THE significance of Dr. Mannheim’s latest book transcends the time and place of its composition. The ideas presented in Diagnosis of Our Time constitute a powerful antidote to Hayek’s The Road to Serfdom and the propaganda of other protagonists of laissez faire. The book had its inception in England during the war’s imminence and its first tragic years, and its chapters were originally presented as magazine articles, lectures before university audiences, a B.B.C. broadcast, and as a discussion outline for a group of Christian thinkers. While the immediate references are to wartime England, the generalizations have a validity for all Western civilization in the reconstructive tasks ahead. It is a book about contemporary social conflicts and the inner predicaments of the individual-of which War and dictatorship are but symptoms-and about what social science has to offer in the way of guidance toward an integrated democratic culture. Dr. Mannheim, in his diagnosis of our time, rejects with equal force the facile, dogmatic and one-sided generalizations of the religionist and the Marxian critics. That there is a widespread rejection of religious sanctions for individual conduct and that the institutions of religion are no longer central in the social order are clinical notes but not a diagnosis. To preach the fatherhood of God and the brotherhood of man may be adequate as a soporific, but it is painfully inadequate as a social cure. That this is an age of transition from a laissez faire to a collectivist economy is a definition of one of the crucial areas of the disease, not a description of the disease itself; and exclusive obsession with economics won’t cure it.

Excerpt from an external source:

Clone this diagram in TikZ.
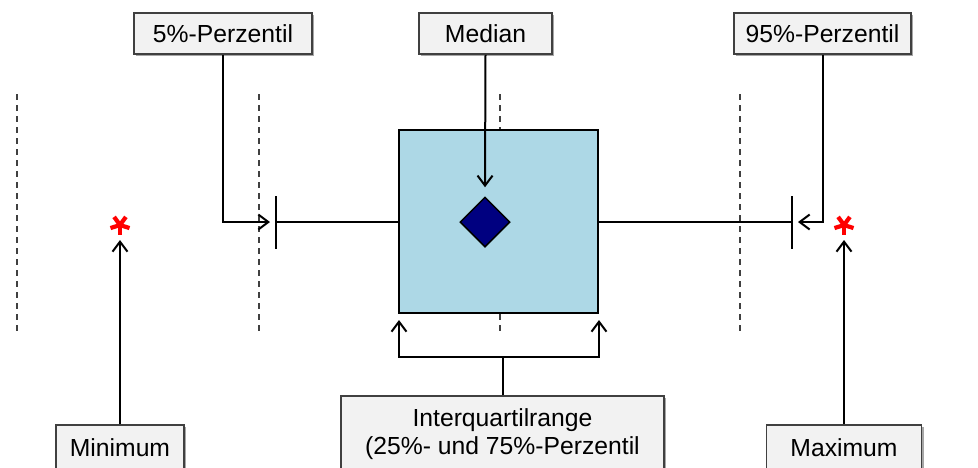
\documentclass[tikz,border=0pt]{standalone}
\usepackage{fontspec}
\setmainfont{Liberation Sans}
\usetikzlibrary{arrows.meta,shapes.geometric,shadows}
\definecolor{labelfill}{HTML}{F2F2F2}
\definecolor{labeldraw}{HTML}{404040}
\definecolor{iqrfill}{HTML}{ADD8E6}
\definecolor{medfill}{HTML}{000080}
\definecolor{guide}{HTML}{404040}
\begin{document}
\begin{tikzpicture}[x=1pt,y=-1pt,
  labelbox/.style={draw=labeldraw,fill=labelfill,line width=1.5pt,
    minimum height=41pt,inner sep=0pt,
    font=\fontsize{24.7}{28}\selectfont,
    drop shadow={shadow xshift=2pt,shadow yshift=-2pt,opacity=0.35,fill=black}},
  arr/.style={line width=2pt,-{Straight Barb[length=10pt,width=15pt]}},
  conn/.style={line width=2pt},
  guideline/.style={guide,line width=1.2pt,dash pattern=on 6pt off 5pt},
  whisker/.style={line width=2pt},
  outlier/.style={red,line width=4.2pt}]
\useasboundingbox (0,0) rectangle (978,467);
\clip (0,0) rectangle (978,467);

% vertical guide lines
\foreach \gx in {17,259,500,740}
  \draw[guideline] (\gx,94) -- (\gx,332);

% interquartile box and median marker
\node[draw=black,fill=iqrfill,line width=2pt,minimum width=199pt,
      minimum height=183pt,inner sep=0pt] (box) at (498.5,221.5) {};
\node[diamond,draw=black,fill=medfill,line width=1.5pt,minimum width=50pt,
      minimum height=50pt,inner sep=0pt] (dia) at (485,222) {};

% whiskers
\coordinate (capL) at (276,222);
\coordinate (capLt) at (276,196);
\coordinate (capLb) at (276,249);
\coordinate (capR) at (792,222);
\coordinate (capRt) at (792,196);
\coordinate (capRb) at (792,249);
\draw[whisker] (box.west |- capL) -- (capL);
\draw[whisker] (capLt) -- (capLb);
\draw[whisker] (box.east |- capR) -- (capR);
\draw[whisker] (capRt) -- (capRb);

% outliers (five-armed asterisks)
\coordinate (starL) at (120,225);
\coordinate (starR) at (844,225);
\foreach \s in {starL,starR}
  \foreach \a in {90,162,234,306,18}
    \draw[outlier] (\s) -- ++(\a:-10pt);

% labels
\node[labelbox,minimum width=178pt] (p5) at (223,33.5) {5\%-Perzentil};
\node[labelbox,minimum width=133pt] (med) at (485.5,33.5) {Median};
\node[labelbox,minimum width=177pt] (p95) at (822.5,33.5) {95\%-Perzentil};
\node[labelbox,minimum width=128pt,minimum height=46pt] (mini) at (120,448) {Minimum};
\node[labelbox,minimum width=155pt,minimum height=46pt] (maxi) at (844,448) {Maximum};
\node[labelbox,minimum width=323pt,minimum height=76pt,align=center]
  (iqr) at (502.5,434) {Interquartilrange\\(25\%- und 75\%-Perzentil};

% connectors
\draw[arr] (p5.south) |- ([xshift=-6pt]capL);
\draw[arr] (med.south) -- ([yshift=9pt]dia.north);
\draw[arr] (p95.south) |- ([xshift=6pt]capR);
\draw[arr] (mini.north) -- ([yshift=-15pt]starL);
\draw[arr] (maxi.north) -- ([yshift=-15pt]starR);
\coordinate (fork) at (502.5,357);
\draw[conn] (iqr.north) -- (fork);
\draw[arr] (fork) -| ([xshift=1pt,yshift=-6pt]box.south west);
\draw[arr] (fork) -| ([yshift=-6pt]box.south east);
\end{tikzpicture}
\end{document}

Seen against the backdrop of history, the disease of our mass society, which is based on power technology, consists in the presence in its culture of uneliminated and undigested deposits of ideas, ideals, principles and values that originated in earlier stages of the development of Western civilization. Our concepts of property, which were crystallized in an age of small-scale farming and handicrafts, are in conflict with the present-day realities of economic interdependence on a national and global scale. The ethics of the small neighborly community have not been assimilated in the culture of our present mass society. Within the moral consciousness of the individual the demands of custom, religious insight, reason and utility cancel each other out. One result is that the intellectual and moral vacuum thus created has attracted the ethos and the mythos of sheer force; the other result is a type of a democracy that does not know its own values or is so tolerant as to be indifferent to them.